--- Begin Records supplied ---

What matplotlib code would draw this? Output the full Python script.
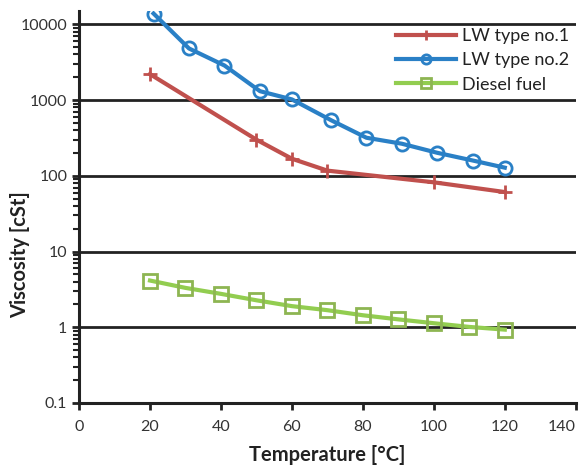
import matplotlib
matplotlib.use("Agg")
import matplotlib.pyplot as plt
from matplotlib.ticker import LogLocator, FixedLocator, NullFormatter

lw1_x = [20, 50, 60, 70, 100, 120]
lw1_y = [2200, 300, 168, 117, 82, 61]
lw2_x = [21, 31, 41, 51, 60, 71, 81, 91, 101, 111, 120]
lw2_y = [13900, 4800, 2860, 1310, 1020, 543, 318, 265, 201, 159, 128]
df_x = [20, 30, 40, 50, 60, 70, 80, 90, 100, 110, 120]
df_y = [4.14, 3.31, 2.76, 2.27, 1.90, 1.68, 1.44, 1.27, 1.13, 1.01, 0.93]

x_ticks = [0, 20, 40, 60, 80, 100, 120, 140]
y_ticks = [0.1, 1, 10, 100, 1000, 10000]
y_ticklabels = ["0.1", "1", "10", "100", "1000", "10000"]

plt.rcParams['font.family'] = ['Lato', 'DejaVu Sans']

fig = plt.figure(figsize=(5.81, 4.70), dpi=100)
ax = fig.add_axes([0.136, 0.1426, 0.855, 0.834])

red = '#C0504D'
blue = '#2A80C6'
green_line = '#92CD50'
green_mark = '#8DB552'

ax.plot(lw1_x, lw1_y, color=red, lw=3, marker='+', ms=10, mew=2, label='LW type no.1', zorder=3)
ax.plot(lw2_x, lw2_y, color=blue, lw=3, marker='o', ms=9.5, mew=2, mfc='none', label='LW type no.2', zorder=3)
ax.plot(df_x, df_y, color=green_line, lw=3, marker='s', ms=10, mew=2, mfc='none', mec=green_mark,
        label='Diesel fuel', zorder=3)

ax.set_yscale('log')
ax.set_xlim(0, 140)
ax.set_ylim(0.1, 15000)
ax.set_xticks(x_ticks)
ax.set_xticklabels([str(t) for t in x_ticks], fontsize=11.5, color='#333333')
ax.get_xticklabels()[-1].set_horizontalalignment('right')
ax.yaxis.set_major_locator(FixedLocator(y_ticks))
ax.set_yticklabels(y_ticklabels, fontsize=11.5, color='#333333')
ax.yaxis.set_minor_locator(LogLocator(base=10, subs=range(2, 10), numticks=20))
ax.yaxis.set_minor_formatter(NullFormatter())

ax.grid(True, which='major', axis='y', color='#222222', lw=2)
ax.set_axisbelow(True)
for s in ['top', 'right']:
    ax.spines[s].set_visible(False)
for s in ['left', 'bottom']:
    ax.spines[s].set_linewidth(2.2)
    ax.spines[s].set_color('#222222')
ax.tick_params(axis='y', which='major', direction='out', length=5, width=2, color='#222222')
ax.tick_params(axis='y', which='minor', direction='out', length=4, width=1.5, color='#222222')
ax.tick_params(axis='x', which='major', direction='out', length=5, width=2, color='#222222', pad=7)

ax.set_xlabel('Temperature [°C]', fontsize=14.5, fontweight='bold', color='#222222', labelpad=8)
fig.text(20 / 581, 1 - 255 / 470, 'Viscosity [cSt]', rotation=90, ha='center', va='center',
         fontsize=14.5, fontweight='bold', color='#222222')

leg = ax.legend(loc='upper right', bbox_to_anchor=(1.0, 0.972), frameon=True, fontsize=13,
                handlelength=3.3, borderaxespad=0.2, borderpad=0.15, labelspacing=0.45, handletextpad=0.35,
                fancybox=False, edgecolor='none', framealpha=1, markerscale=0.7)
leg.set_zorder(2)
for t in leg.get_texts():
    t.set_color('#222222')

fig.savefig('out.png', dpi=100)
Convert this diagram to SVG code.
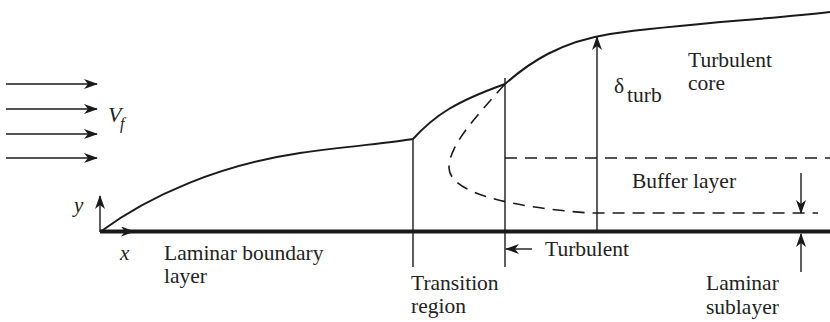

--- End Records supplied ---

» **Direction**
Search the preceding listing for the word "this" and pull out every line that holds it.

» **Complete response**
What matplotlib code would draw this? Output the full Python script.
Convert this diagram to SVG code.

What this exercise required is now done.